Quando o coração para de bater, o corpo fica sem oxigênio e os nutrientes necessários para sobreviver. Os órgãos aumentam de tamanho, os vasos sanguíneos colapsam e as células começam a morrer.
Acreditava-se que essa morte celular fosse rápida e permanente, mas pesquisadores da Universidade Yale, nos EUA, desfizeram parte desse dano em animais que estavam mortos havia uma hora.
“Podemos restaurar algumas funções das células, em vários órgãos vitais, que se imaginava que estariam mortas. Essas células estão funcionando horas depois que ‘não deveriam’ estar”, disse o professor Nenad Sestan.
DO CÉREBRO AO CORPO
A equipe de pesquisa realizou um feito semelhante apenas em cérebros de porco, em 2019. Agora eles adaptaram sua tecnologia —chamada OrganEx— para funcionar em todo o corpo.
A técnica usa:
Um sangue sintético para transportar oxigênio pelo corpo. O uso impede coagulações, de forma que o sangue pode navegar pelos vasos sanguíneos em colapso dentro do porco;
Um coquetel de 13 compostos para interromper os processos químicos que culminam na morte das células (conhecida como apoptose) e acalmar o sistema imunológico;
Um dispositivo para bombear ritmicamente o fluido ao redor do corpo para imitar o pulso de um coração batendo.
Os experimentos, publicados na revista científica Nature, envolveram cerca de cem porcos e receberam aprovação ética antes de prosseguirem.
Os cientistas anestesiaram profundamente os animais e depois pararam seus corações. Depois de estarem mortos por uma hora, eles foram conectados ao sistema OrganEx e receberam o coquetel restaurador por seis horas. O anestésico foi mantido durante todo o experimento.

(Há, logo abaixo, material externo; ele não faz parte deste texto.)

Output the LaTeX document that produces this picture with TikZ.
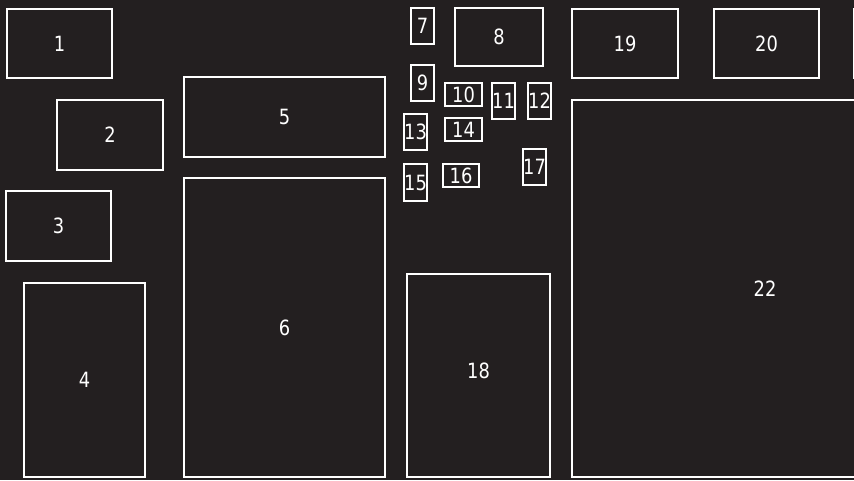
\documentclass[tikz,border=0pt]{standalone}
\usepackage{fontspec}
\setmainfont{DejaVu Sans}[FakeStretch=0.85]
\definecolor{panelbg}{HTML}{231F20}
\tikzset{
  fuse/.style={draw=white, line width=2.8pt, text=white, inner sep=0pt,
    font=\fontsize{21}{21}\selectfont},
}
\begin{document}
\begin{tikzpicture}[x=1pt,y=-1pt]
\fill[panelbg] (0,0) rectangle (854,480);
\useasboundingbox (0,0) rectangle (854,480);
\clip (0,0) rectangle (854,480);

% left column
\node[fuse, minimum width=105, minimum height=69] (f1) at (59.5,43.5) {1};
\node[fuse, minimum width=106, minimum height=70] (f2) at (110,135) {2};
\node[fuse, minimum width=105, minimum height=70] (f3) at (58.5,226) {3};
\node[fuse, minimum width=121, minimum height=194] (f4) at (84.5,380) {4};

% middle column
\node[fuse, minimum width=201, minimum height=80] (f5) at (284.5,117) {5};
\node[fuse, minimum width=201, minimum height=299] (f6) at (284.5,327.5) {6};

% small fuses
\node[fuse, minimum width=23, minimum height=36] (f7) at (422.5,26) {7};
\node[fuse, minimum width=88, minimum height=58] (f8) at (499,37) {8};
\node[fuse, minimum width=23, minimum height=36] (f9) at (422.5,83) {9};
\node[fuse, minimum width=37, minimum height=23] (f10) at (463.5,94.5) {10};
\node[fuse, minimum width=23, minimum height=36] (f11) at (503.5,101) {11};
\node[fuse, minimum width=23, minimum height=36] (f12) at (539.5,101) {12};
\node[fuse, minimum width=23, minimum height=36] (f13) at (415.5,132) {13};
\node[fuse, minimum width=37, minimum height=23] (f14) at (463.5,129.5) {14};
\node[fuse, minimum width=23, minimum height=37] (f15) at (415.5,182.5) {15};
\node[fuse, minimum width=36, minimum height=23] (f16) at (461,175.5) {16};
\node[fuse, minimum width=23, minimum height=36] (f17) at (534.5,167) {17};
\node[fuse, minimum width=143, minimum height=203] (f18) at (478.5,375.5) {};
\node[text=white, font=\fontsize{21}{21}\selectfont] (l18) at (478.5,371) {18};

% right column
\node[fuse, minimum width=106, minimum height=69] (f19) at (625,43.5) {19};
\node[fuse, minimum width=105, minimum height=69] (f20) at (766.5,43.5) {20};
\node[fuse, minimum width=105, minimum height=69] (f21) at (906.5,43.5) {};
\node[fuse, minimum width=386, minimum height=377] (f22) at (765,288.5) {22};
\end{tikzpicture}
\end{document}
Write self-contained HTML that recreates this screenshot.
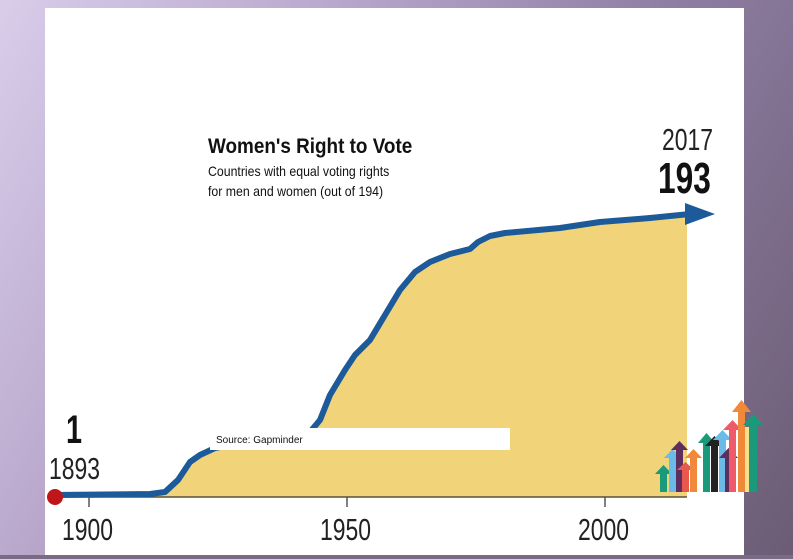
<!DOCTYPE html>
<html><head><style>
html,body{margin:0;padding:0;}
body{width:793px;height:559px;overflow:hidden;background:linear-gradient(120deg,#d9cdea 0%,#b9a8cc 30%,#8f7ea3 60%,#6b5c74 100%);}
svg{position:absolute;left:0;top:0;}
text{font-family:"Liberation Sans",sans-serif;}
</style></head><body>
<svg width="793" height="559" viewBox="0 0 793 559">
<rect x="45" y="8" width="699" height="547" fill="#ffffff"/>
<rect x="0" y="555" width="793" height="4" fill="#7a6a86"/>
<path d="M54,497 L54,495 L150,494 L165,492 L178,480 L190,462 L200,455 L215,448 L240,443 L280,438 L310,432 L320,420 L330,395 L345,370 L355,355 L370,340 L385,315 L400,290 L415,272 L430,262 L450,254 L470,249 L478,242 L490,236 L505,233 L560,228 L600,222 L650,218 L687,216 L687,497 Z" fill="#f1d479"/>
<line x1="54" y1="497" x2="687" y2="497" fill="none" stroke="#5a5040" stroke-width="1.5"/>
<path d="M54,495 L150,494 L165,492 L178,480 L190,462 L200,455 L215,448 L240,443 L280,438 L310,432 L320,420 L330,395 L345,370 L355,355 L370,340 L385,315 L400,290 L415,272 L430,262 L450,254 L470,249 L478,242 L490,236 L505,233 L560,228 L600,222 L650,218 L690,214" fill="none" stroke="#1c5a9a" stroke-width="6" stroke-linejoin="round"/>
<polygon points="685,203 715,214 685,225" fill="#1c5a9a"/>
<circle cx="55" cy="497" r="8" fill="#c0161a"/>
<line x1="89" y1="497" x2="89" y2="507" stroke="#555" stroke-width="1.5"/>
<line x1="347" y1="497" x2="347" y2="507" stroke="#555" stroke-width="1.5"/>
<line x1="605" y1="497" x2="605" y2="507" stroke="#555" stroke-width="1.5"/>
<g fill="#222" font-size="31">
<text transform="translate(62,540) scale(0.74,1)">1900</text>
<text transform="translate(320,540) scale(0.74,1)">1950</text>
<text transform="translate(578,540) scale(0.74,1)">2000</text>
<text transform="translate(49,479) scale(0.74,1)">1893</text>
<text transform="translate(662,150) scale(0.74,1)">2017</text>
</g>
<text transform="translate(66,443) scale(0.72,1)" font-size="40" font-weight="bold" fill="#111">1</text>
<text transform="translate(658,193) scale(0.72,1)" font-size="44" font-weight="bold" fill="#111">193</text>
<text transform="translate(208,153) scale(0.9,1)" font-size="21" font-weight="bold" fill="#111">Women's Right to Vote</text>
<text transform="translate(208,176) scale(0.88,1)" font-size="14" fill="#111">Countries with equal voting rights</text>
<text transform="translate(208,196) scale(0.88,1)" font-size="14" fill="#111">for men and women (out of 194)</text>
<rect x="210" y="428" width="300" height="22" fill="#fff"/>
<text x="216" y="443" font-size="10" fill="#111">Source: Gapminder</text>
<g>
<rect x="660" y="472" width="7" height="20" fill="#1a9a7a"/><polygon points="655,474 663.5,465 672,474" fill="#1a9a7a"/>
<rect x="669" y="455" width="7" height="37" fill="#6bbbe8"/><polygon points="664,458 672.5,449 681,458" fill="#6bbbe8"/>
<rect x="676" y="448" width="7" height="44" fill="#5e2f5e"/><polygon points="671,450 679.5,441 688,450" fill="#5e2f5e"/>
<rect x="682" y="468" width="7" height="24" fill="#e8584e"/><polygon points="677,470 685.5,462 694,470" fill="#e8584e"/>
<rect x="690" y="455" width="7" height="37" fill="#f08a3a"/><polygon points="685,458 693.5,449 702,458" fill="#f08a3a"/>
<rect x="703" y="440" width="7" height="52" fill="#1a9a7a"/><polygon points="698,443 706.5,433 715,443" fill="#1a9a7a"/>
<rect x="711" y="443" width="7" height="49" fill="#222"/><polygon points="705,446 714.5,436 724,446" fill="#222"/>
<rect x="719" y="437" width="7" height="55" fill="#6bbbe8"/><polygon points="713,440 722.5,430 732,440" fill="#6bbbe8"/>
<rect x="725" y="455" width="7" height="37" fill="#5e2f5e"/><polygon points="719,458 728.5,448 738,458" fill="#5e2f5e"/>
<rect x="729" y="428" width="7" height="64" fill="#ee5a6a"/><polygon points="723,430 732.5,420 742,430" fill="#ee5a6a"/>
<rect x="738" y="410" width="7" height="82" fill="#f08a3a"/><polygon points="732,412 741.5,400 751,412" fill="#f08a3a"/>
<rect x="745" y="427" width="4" height="65" fill="#f8e08a"/>
<rect x="749" y="423" width="8" height="69" fill="#1a9a7a"/><polygon points="743,425 753,414 763,425" fill="#1a9a7a"/>
</g>
</svg>
</body></html>
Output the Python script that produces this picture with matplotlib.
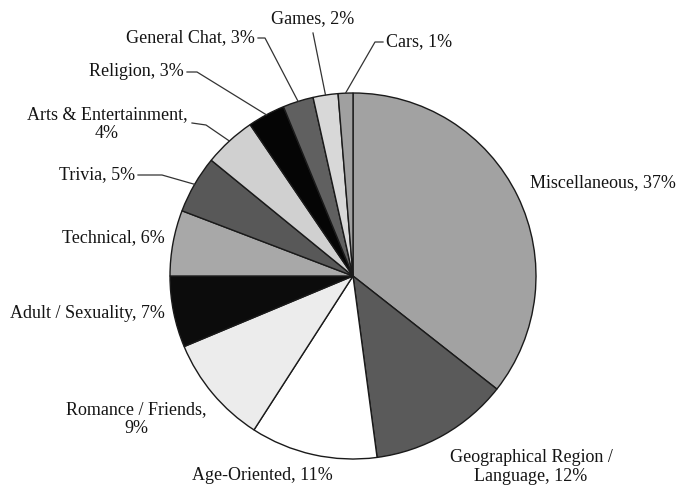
import numpy as np
import matplotlib.pyplot as plt

plt.rcParams['font.family'] = ['Liberation Serif', 'DejaVu Serif']

# data (wedge shares as measured from the slice angles, labels as printed)
categories = ['Miscellaneous', 'Geographical Region / Language', 'Age-Oriented',
              'Romance / Friends', 'Adult / Sexuality', 'Technical', 'Trivia',
              'Arts & Entertainment', 'Religion', 'General Chat', 'Games', 'Cars']
shares = [35.6, 12.3, 11.2, 9.6, 6.3, 5.8, 5.1, 4.6, 3.3, 2.7, 2.2, 1.3]
label_text = ['Miscellaneous, 37%', 'Geographical Region /\nLanguage, 12%',
              'Age-Oriented, 11%', 'Romance / Friends,\n9%', 'Adult / Sexuality, 7%',
              'Technical, 6%', 'Trivia, 5%', 'Arts & Entertainment,\n4%',
              'Religion, 3%', 'General Chat, 3%', 'Games, 2%', 'Cars, 1%']

# styling / layout (pixel coords, y from top)
fills = ['#a2a2a2', '#5a5a5a', '#ffffff', '#ececec', '#0c0c0c', '#a8a8a8',
         '#585858', '#d0d0d0', '#050505', '#606060', '#d8d8d8', '#a0a0a0']
label_pos = [(530, 183, 'left'), (531, 467, 'center'), (192, 475, 'left'),
             (136, 419, 'center'), (165, 313, 'right'), (165, 238, 'right'),
             (135, 175, 'right'), (107, 124, 'center'), (184, 72, 'right'),
             (255, 38, 'right'), (313, 19, 'center'), (386, 42, 'left')]
# leader line elbows (None = no leader)
leaders = [None, None, None, None, None, None,
           [(138, 175), (162, 175)],
           [(192, 123), (206, 125)],
           [(187, 72), (197, 72)],
           [(258, 38), (265, 38)],
           [(313, 33)],
           [(383, 42), (375, 42)]]

W, H = 676, 487
cx, cy, r = 353, 276, 183

fig = plt.figure(figsize=(W / 100, H / 100), dpi=100)
ax = fig.add_axes([0, 0, 1, 1])
wedges, _ = ax.pie(shares, colors=fills, startangle=90, counterclock=False,
                   center=(cx, H - cy), radius=r,
                   wedgeprops=dict(edgecolor='#1a1a1a', linewidth=1.0))
ax.set_xlim(0, W)
ax.set_ylim(0, H)
ax.set_aspect('equal')
ax.axis('off')

for w, txt, (px, py, ha), ld in zip(wedges, label_text, label_pos, leaders):
    ax.text(px, H - py, txt, ha=ha, va='center', fontsize=13,
            color='#141414', linespacing=1.15)
    if ld is not None:
        mid = np.deg2rad((w.theta1 + w.theta2) / 2)
        ex = cx + r * np.cos(mid)
        ey = (H - cy) + r * np.sin(mid)
        xs = [p[0] for p in ld] + [ex]
        ys = [H - p[1] for p in ld] + [ey]
        ax.plot(xs, ys, color='#333333', linewidth=0.9)

fig.savefig('out.png', dpi=100)
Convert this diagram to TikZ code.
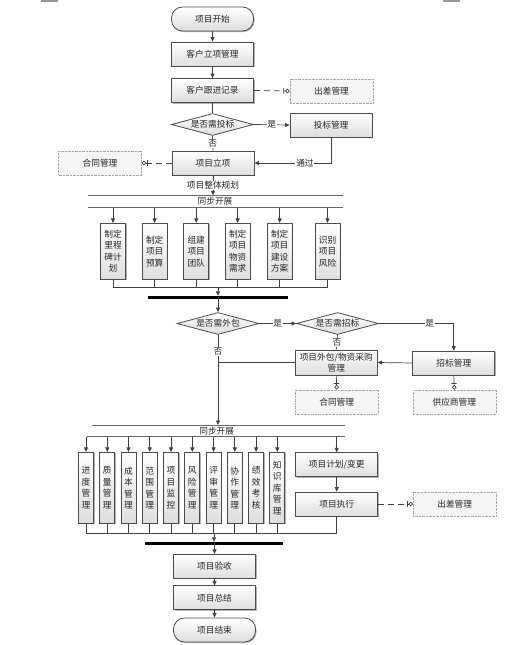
\documentclass[tikz,border=0pt]{standalone}
\usepackage{fontspec}
\newfontfamily\cjk{Noto Sans CJK SC}
\usetikzlibrary{arrows.meta,shapes.geometric,shadows}
\begin{document}
\begin{tikzpicture}[x=1pt,y=-1pt,
  every node/.style={font=\cjk\fontsize{8.7}{11.5}\selectfont, text=black!85},
  shade/.style={top color=white, bottom color=black!13},
  shd/.style={drop shadow={shadow xshift=1pt, shadow yshift=-1pt, opacity=0.3, fill=black}},
  proc/.style={draw=black!70, line width=0.8pt, shade, shd, minimum width=82pt, minimum height=24pt, inner sep=1pt, align=center},
  term/.style={proc, rounded corners=11pt},
  vbox/.style={proc, minimum width=25pt, minimum height=56pt},
  tbox/.style={proc, minimum width=15pt, minimum height=71pt},
  ext/.style={draw=black!35, densely dotted, fill=black!4, minimum width=83pt, minimum height=24pt, inner sep=1pt},
  dec/.style={diamond, draw=black!70, line width=0.8pt, shade, aspect=3.6, inner sep=0pt, minimum width=82pt, minimum height=22pt},
  lbl/.style={fill=white, inner sep=0.8pt},
  conn/.style={draw=black!75, line width=0.7pt},
  arr/.style={conn, -{Triangle[length=4.5pt,width=4pt]}},
  tee/.style={conn, -{Bar[width=5.5pt,sep=1.2pt]Circle[open,length=4.5pt,width=4.5pt]}},
  dsh/.style={tee, dash pattern=on 6pt off 4pt},
  syncline/.style={draw=black!60, line width=0.8pt},
  joinbar/.style={draw=black, line width=3pt}
]
\useasboundingbox (0,0) rectangle (531,645);
% corner marks
\coordinate (m1a) at (41,1); \coordinate (m1b) at (58,1);
\coordinate (m2a) at (443,1); \coordinate (m2b) at (460,1);
\draw[black!40, line width=1.5pt] (m1a) -- (m1b);
\draw[black!40, line width=1.5pt] (m2a) -- (m2b);

% ---- top part
\node[term] (start) at (212.5,19) {项目开始};
\node[proc] (n1) at (212.5,54) {客户立项管理};
\node[proc] (n2) at (212.5,90.5) {客户跟进记录};
\node[ext] (trip1) at (331.5,91) {出差管理};
\node[dec] (d1) at (212.5,124.5) {是否需投标};
\node[proc] (bid) at (331,125) {投标管理};
\node[proc] (proj) at (213,163) {项目立项};
\node[ext] (con1) at (100,163) {合同管理};

\draw[arr] (start) -- (n1);
\draw[arr] (n1) -- (n2);
\draw[conn] (n2) -- (d1);
\draw[dsh] (n2.east) -- (trip1.west);
\draw[arr] (d1.east) -- node[lbl]{是} (bid.west);
\draw[conn] (d1.south) -- node[lbl]{否} (proj.north);
\draw[arr] (bid.south) |- node[lbl, pos=0.67]{通过} (proj.east);
\draw[dsh] (proj.west) -- (con1.east);

% ---- sync 1
\coordinate (s1a) at (88,195.3); \coordinate (s1b) at (343,195.3);
\coordinate (s2a) at (88,207.7); \coordinate (s2b) at (343,207.7);
\draw[syncline] (s1a) -- (s1b);
\draw[syncline] (s2a) -- (s2b);
\node (sync1) at (215,201.5) {同步开展};
\draw[arr] (proj.south) -- node[lbl]{项目整体规划} (proj.south |- s1a);

\node[vbox] (p1) at (113,251.3) {制定\\里程\\碑计\\划};
\node[vbox] (p2) at (154.7,251.3) {制定\\项目\\预算};
\node[vbox] (p3) at (196.2,251.3) {组建\\项目\\团队};
\node[vbox] (p4) at (237.7,251.3) {制定\\项目\\物资\\需求};
\node[vbox] (p5) at (279.7,251.3) {制定\\项目\\建设\\方案};
\node[vbox] (p6) at (327.5,251.3) {识别\\项目\\风险};

\coordinate (j1) at (218,287.7);
\foreach \p in {p1,p2,p3,p4,p5,p6}{
  \draw[arr] (\p.north |- s2a) -- (\p.north);
  \draw[conn] (\p.south) -- (\p.south |- j1);
}
\draw[conn] (p1.south |- j1) -- (p6.south |- j1);
\coordinate (b1a) at (147.7,297.3); \coordinate (b1b) at (288.3,297.3);
\draw[joinbar] (b1a) -- (b1b);
\draw[arr, shorten >=1.5pt] (j1) -- (j1 |- b1a);

% ---- outsourcing
\node[dec] (d2) at (218,323.5) {是否需外包};
\node[dec] (d3) at (337.5,323.5) {是否需招标};
\node[proc] (tender) at (453.8,363) {招标管理};
\node[proc, minimum height=25pt] (outsrc) at (336.3,362.5) {项目外包/物资采购\\管理};
\node[ext] (con2) at (336.7,401.7) {合同管理};
\node[ext] (sup) at (454.3,401.7) {供应商管理};

\draw[arr] (d2.north |- b1a) -- (d2.north);
\draw[arr] (d2.east) -- node[lbl]{是} (d3.west);
\draw[arr] (d3.east) -| node[lbl, pos=0.34]{是} (tender.north);
\draw[conn] (d3.south) -- node[lbl]{否} (outsrc.north);
\draw[arr] (tender.west) -- (outsrc.east);
\draw[conn] (outsrc.west) -- (outsrc.west -| d2.south);
\draw[tee] (outsrc.south) -- (con2.north);
\draw[tee] (tender.south) -- (sup.north);

% ---- sync 2
\coordinate (s3a) at (91.7,425); \coordinate (s3b) at (345,425);
\coordinate (s4a) at (86.7,436.7); \coordinate (s4b) at (345,436.7);
\draw[syncline] (s3a) -- (s3b);
\draw[syncline] (s4a) -- (s4b);
\node (sync2) at (216.7,430.8) {同步开展};
\draw[arr] (d2.south) -- node[lbl, pos=0.18]{否} (d2.south |- s3a);

\node[tbox] (q1) at (86,487.8) {进\\度\\管\\理};
\node[tbox] (q2) at (107.3,487.8) {质\\量\\管\\理};
\node[tbox] (q3) at (128.5,487.8) {成\\本\\管\\理};
\node[tbox] (q4) at (149.8,487.8) {范\\围\\管\\理};
\node[tbox] (q5) at (171,487.8) {项\\目\\监\\控};
\node[tbox] (q6) at (192.3,487.8) {风\\险\\管\\理};
\node[tbox] (q7) at (213.6,487.8) {评\\审\\管\\理};
\node[tbox] (q8) at (234.8,487.8) {协\\作\\管\\理};
\node[tbox] (q9) at (256.1,487.8) {绩\\效\\考\\核};
\node[tbox] (q10) at (277.3,487.8) {知\\识\\库\\管\\理};
\node[proc] (plan) at (336.7,464.7) {项目计划/变更};
\node[proc] (exec) at (336.7,504) {项目执行};
\node[ext] (trip2) at (454.7,504) {出差管理};

\coordinate (j2) at (214,533.3);
\foreach \q in {q1,q2,q3,q4,q5,q6,q7,q8,q9,q10,plan}{
  \draw[arr] (\q.north |- s4a) -- (\q.north);
}
\foreach \q in {q1,q2,q3,q4,q5,q6,q7,q8,q9,q10,exec}{
  \draw[conn] (\q.south) -- (\q.south |- j2);
}
\draw[arr] (plan) -- (exec);
\draw[dsh] (exec.east) -- (trip2.west);
\draw[conn] (q1.south |- j2) -- (exec.south |- j2);
\coordinate (b2a) at (145,543.3); \coordinate (b2b) at (283.3,543.3);
\draw[joinbar] (b2a) -- (b2b);
\draw[arr, shorten >=1.5pt] (j2) -- (j2 |- b2a);

% ---- end
\node[proc] (accept) at (214.5,566.3) {项目验收};
\node[proc] (summary) at (214.5,597.8) {项目总结};
\node[term] (finish) at (214.5,630) {项目结束};
\draw[arr] (accept.north |- b2a) -- (accept.north);
\draw[arr] (accept) -- (summary);
\draw[arr] (summary) -- (finish);
\end{tikzpicture}
\end{document}
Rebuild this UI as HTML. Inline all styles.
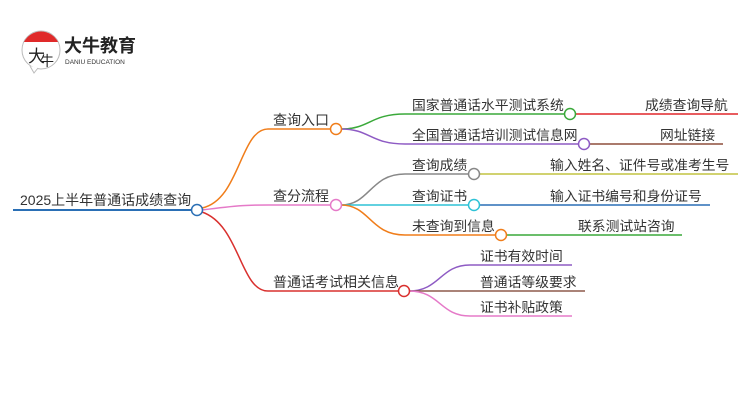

Após as seis horas, os cientistas dissecaram os órgãos dos porcos, como coração, fígado e rins, e mostraram que foram parcialmente revividos com algumas funções restauradas.
Houve restauração da atividade elétrica no coração e algumas células do músculo cardíaco foram capazes de se contrair. No entanto, os órgãos não estavam funcionando no mesmo nível de antes da morte.
“As coisas não estão tão mortas quanto presumimos anteriormente —nós demonstramos que podemos realmente iniciar o reparo de células em um nível molecular. Podemos induzir as células a não morrer”, afirmou o pesquisador Zvonimir Vrselja.
A certa altura, as cabeças e os pescoços dos porcos começaram a se mover espontaneamente. Pode ser um sinal de que eles estavam recuperando alguma função motora, mas isso precisará de mais investigação.
O neurocientista David Andrijevic disse que foi um “momento bastante surpreendente”. No entanto, ele disse que “não era indicativo de qualquer atividade mental por parte do porco”.
Assim como o experimento em 2019, havia evidências de reparo no cérebro. Mas não havia ondas cerebrais ou atividade elétrica que sugerisse consciência ou percepção.
AVANÇO MÉDICO?
Serão necessárias muito mais pesquisas antes que a tecnologia possa ser adaptada para ser usada em pessoas.
No entanto, o objetivo inicial é preservar os órgãos transplantados por mais tempo, para que possam chegar aos pacientes que precisam deles.
“Acho que a tecnologia é muito promissora para nossa capacidade de preservar órgãos depois que eles são removidos de um doador”, disse Stephen Latham, diretor do centro interdisciplinar de bioética de Yale.
Ambições mais distantes incluem tornar ainda mais pessoas doadoras de órgãos adequadas após a morte e até mesmo como tratamento.
Comentando o estudo, Sam Parnia, diretor de cuidados intensivos e pesquisa de ressuscitação da Universidade de Nova York, disse que o estudo é “verdadeiramente notável e incrivelmente significativo” e pode ajudar a explicar relatos de experiências de quase morte.
Ele disse que a tecnologia também pode ser usada para ganhar mais tempo para os médicos tratarem pessoas cujos corpos estão sem oxigênio, como aqueles que morreram por afogamento ou ataques cardíacos.
Ele acrescentou que isso poderia “trazer essas pessoas de volta à vida muitas horas após a morte”.